§ Task details
Repeat each entry word for word. Leave any images out of the copy.

§ Provided data
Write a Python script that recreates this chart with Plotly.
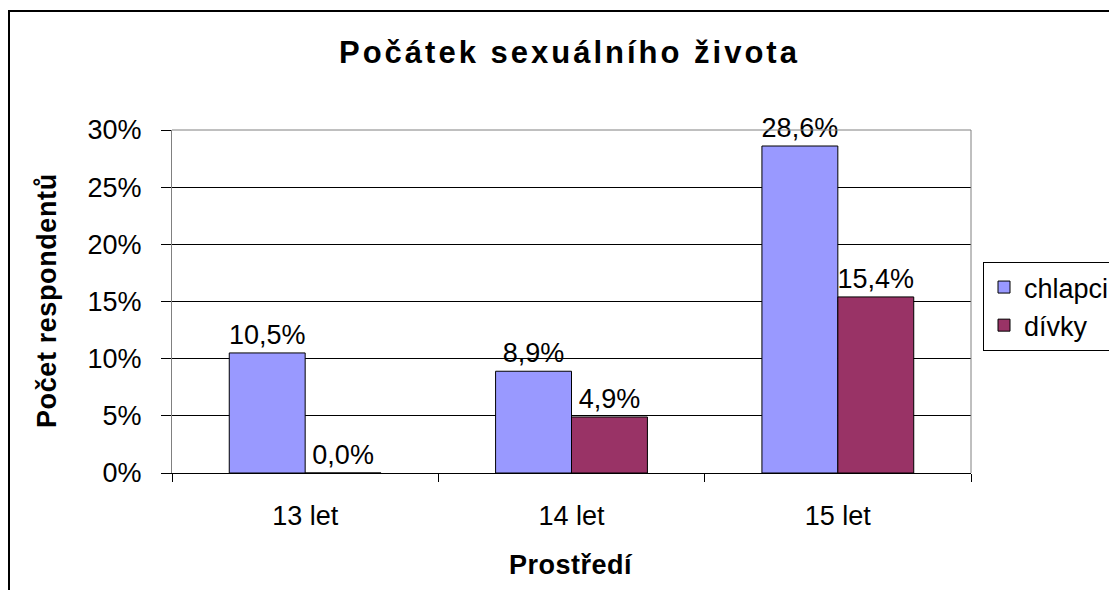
import plotly.graph_objects as go

categories = ["13 let", "14 let", "15 let"]
chlapci = [10.5, 8.9, 28.6]
divky = [0.0, 4.9, 15.4]
series_names = ["chlapci", "dívky"]
y_tickvals = [0, 5, 10, 15, 20, 25, 30]
y_ticktext = ["0%", "5%", "10%", "15%", "20%", "25%", "30%"]
title_text = "Počátek sexuálního života"
x_title = "Prostředí"
y_title = "Počet respondentů"

def fmt(v):
    return f"{v:.1f}%".replace(".", ",")

FONT = "Liberation Sans, Arial, sans-serif"
OFF = 8  # default page body margin
W, H = 1117 - 2 * OFF, 598 - 2 * OFF
# plot area in reference pixel coordinates: x 172..971, y 130..473
L = 172 - OFF
T = 130 - OFF
R = W - (971 - OFF)
B = H - (473 - OFF)
PW, PH = W - L - R, H - T - B

def px(x):
    return (x - OFF - L) / PW

def py(y):
    return (H - B - (y - OFF)) / PH

fig = go.Figure()
for name, vals, color in [(series_names[0], chlapci, "#9999FF"), (series_names[1], divky, "#993366")]:
    fig.add_trace(go.Bar(
        x=categories, y=vals, name=name,
        marker=dict(color=color, line=dict(color="#000000", width=1)),
        text=[fmt(v) for v in vals], textposition="outside",
        textfont=dict(family=FONT, size=27, color="#000000"),
        constraintext="none", cliponaxis=False,
    ))

fig.update_layout(
    width=W, height=H,
    margin=dict(l=L, r=R, t=T, b=B, autoexpand=False),
    paper_bgcolor="white", plot_bgcolor="white",
    barmode="group", bargap=0.43, bargroupgap=0,
    font=dict(family=FONT, size=27, color="#000000"),
    showlegend=True,
    legend=dict(
        x=px(983), y=py(262), xanchor="left", yanchor="top",
        bordercolor="#000000", borderwidth=1, bgcolor="white",
        font=dict(family=FONT, size=27, color="#000000"),
        tracegroupgap=0,
    ),
    xaxis=dict(
        type="category", showgrid=False, tickson="boundaries",
        ticks="outside", ticklen=8, tickcolor="#000000",
        showline=True, linecolor="#000000", linewidth=1,
        tickfont=dict(family=FONT, size=27), ticklabelstandoff=19,
        mirror=False, zeroline=False, automargin=False,
    ),
    yaxis=dict(
        range=[0, 30], tickvals=y_tickvals, ticktext=y_ticktext,
        showgrid=True, gridcolor="#000000", gridwidth=1,
        ticks="outside", ticklen=10, tickcolor="#000000",
        showline=True, linecolor="#808080", linewidth=1,
        tickfont=dict(family=FONT, size=27), ticklabelstandoff=14,
        zeroline=False, automargin=False,
    ),
    shapes=[
        dict(type="line", xref="paper", yref="paper", x0=0, x1=1, y0=1, y1=1,
             line=dict(color="#808080", width=1)),
        dict(type="line", xref="paper", yref="paper", x0=1, x1=1, y0=0, y1=1,
             line=dict(color="#808080", width=1)),
        dict(type="rect", xref="paper", yref="paper",
             x0=px(9), x1=px(1140), y0=py(11), y1=py(640),
             line=dict(color="#000000", width=2)),
    ],
    annotations=[
        dict(text=f"<b><span style='letter-spacing:3px'>{title_text}</span></b>",
             xref="paper", yref="paper",
             x=px(569), y=py(53), showarrow=False, xanchor="center", yanchor="middle",
             font=dict(family=FONT, size=31, color="#000000")),
        dict(text=f"<b><span style='letter-spacing:0.5px'>{x_title}</span></b>",
             xref="paper", yref="paper",
             x=px(571), y=py(565), showarrow=False, xanchor="center", yanchor="middle",
             font=dict(family=FONT, size=27, color="#000000")),
        dict(text=f"<b><span style='letter-spacing:0.6px'>{y_title}</span></b>",
             xref="paper", yref="paper",
             x=px(47), y=py(301), showarrow=False, xanchor="center", yanchor="middle",
             textangle=-90, font=dict(family=FONT, size=27, color="#000000")),
    ],
)

fig.write_html("out.html")
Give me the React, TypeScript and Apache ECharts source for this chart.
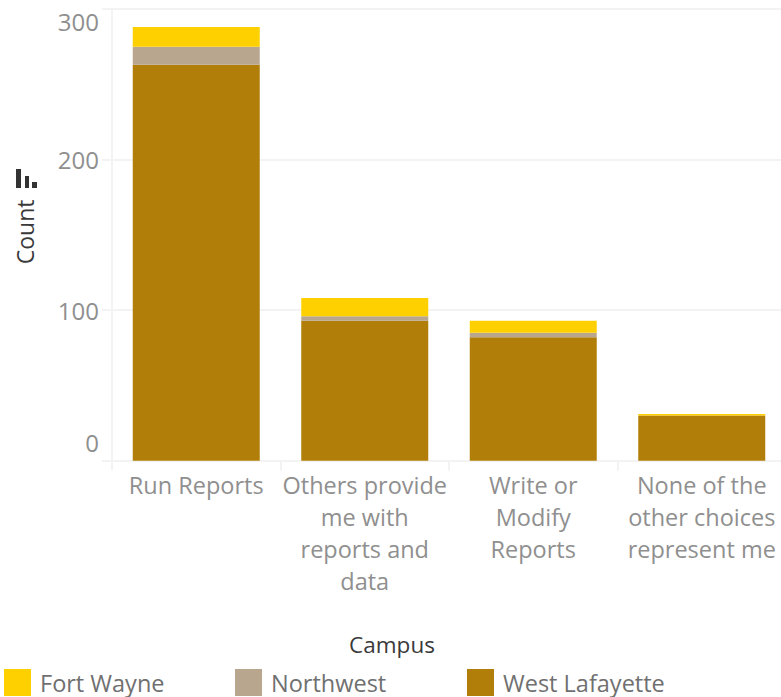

§ Reply to the task
Write a Python script that recreates this chart with Plotly.
import plotly.graph_objects as go

categories = ["13 let", "14 let", "15 let"]
chlapci = [10.5, 8.9, 28.6]
divky = [0.0, 4.9, 15.4]
series_names = ["chlapci", "dívky"]
y_tickvals = [0, 5, 10, 15, 20, 25, 30]
y_ticktext = ["0%", "5%", "10%", "15%", "20%", "25%", "30%"]
title_text = "Počátek sexuálního života"
x_title = "Prostředí"
y_title = "Počet respondentů"

def fmt(v):
    return f"{v:.1f}%".replace(".", ",")

FONT = "Liberation Sans, Arial, sans-serif"
OFF = 8  # default page body margin
W, H = 1117 - 2 * OFF, 598 - 2 * OFF
# plot area in reference pixel coordinates: x 172..971, y 130..473
L = 172 - OFF
T = 130 - OFF
R = W - (971 - OFF)
B = H - (473 - OFF)
PW, PH = W - L - R, H - T - B

def px(x):
    return (x - OFF - L) / PW

def py(y):
    return (H - B - (y - OFF)) / PH

fig = go.Figure()
for name, vals, color in [(series_names[0], chlapci, "#9999FF"), (series_names[1], divky, "#993366")]:
    fig.add_trace(go.Bar(
        x=categories, y=vals, name=name,
        marker=dict(color=color, line=dict(color="#000000", width=1)),
        text=[fmt(v) for v in vals], textposition="outside",
        textfont=dict(family=FONT, size=27, color="#000000"),
        constraintext="none", cliponaxis=False,
    ))

fig.update_layout(
    width=W, height=H,
    margin=dict(l=L, r=R, t=T, b=B, autoexpand=False),
    paper_bgcolor="white", plot_bgcolor="white",
    barmode="group", bargap=0.43, bargroupgap=0,
    font=dict(family=FONT, size=27, color="#000000"),
    showlegend=True,
    legend=dict(
        x=px(983), y=py(262), xanchor="left", yanchor="top",
        bordercolor="#000000", borderwidth=1, bgcolor="white",
        font=dict(family=FONT, size=27, color="#000000"),
        tracegroupgap=0,
    ),
    xaxis=dict(
        type="category", showgrid=False, tickson="boundaries",
        ticks="outside", ticklen=8, tickcolor="#000000",
        showline=True, linecolor="#000000", linewidth=1,
        tickfont=dict(family=FONT, size=27), ticklabelstandoff=19,
        mirror=False, zeroline=False, automargin=False,
    ),
    yaxis=dict(
        range=[0, 30], tickvals=y_tickvals, ticktext=y_ticktext,
        showgrid=True, gridcolor="#000000", gridwidth=1,
        ticks="outside", ticklen=10, tickcolor="#000000",
        showline=True, linecolor="#808080", linewidth=1,
        tickfont=dict(family=FONT, size=27), ticklabelstandoff=14,
        zeroline=False, automargin=False,
    ),
    shapes=[
        dict(type="line", xref="paper", yref="paper", x0=0, x1=1, y0=1, y1=1,
             line=dict(color="#808080", width=1)),
        dict(type="line", xref="paper", yref="paper", x0=1, x1=1, y0=0, y1=1,
             line=dict(color="#808080", width=1)),
        dict(type="rect", xref="paper", yref="paper",
             x0=px(9), x1=px(1140), y0=py(11), y1=py(640),
             line=dict(color="#000000", width=2)),
    ],
    annotations=[
        dict(text=f"<b><span style='letter-spacing:3px'>{title_text}</span></b>",
             xref="paper", yref="paper",
             x=px(569), y=py(53), showarrow=False, xanchor="center", yanchor="middle",
             font=dict(family=FONT, size=31, color="#000000")),
        dict(text=f"<b><span style='letter-spacing:0.5px'>{x_title}</span></b>",
             xref="paper", yref="paper",
             x=px(571), y=py(565), showarrow=False, xanchor="center", yanchor="middle",
             font=dict(family=FONT, size=27, color="#000000")),
        dict(text=f"<b><span style='letter-spacing:0.6px'>{y_title}</span></b>",
             xref="paper", yref="paper",
             x=px(47), y=py(301), showarrow=False, xanchor="center", yanchor="middle",
             textangle=-90, font=dict(family=FONT, size=27, color="#000000")),
    ],
)

fig.write_html("out.html")
Give me the React, TypeScript and Apache ECharts source for this chart.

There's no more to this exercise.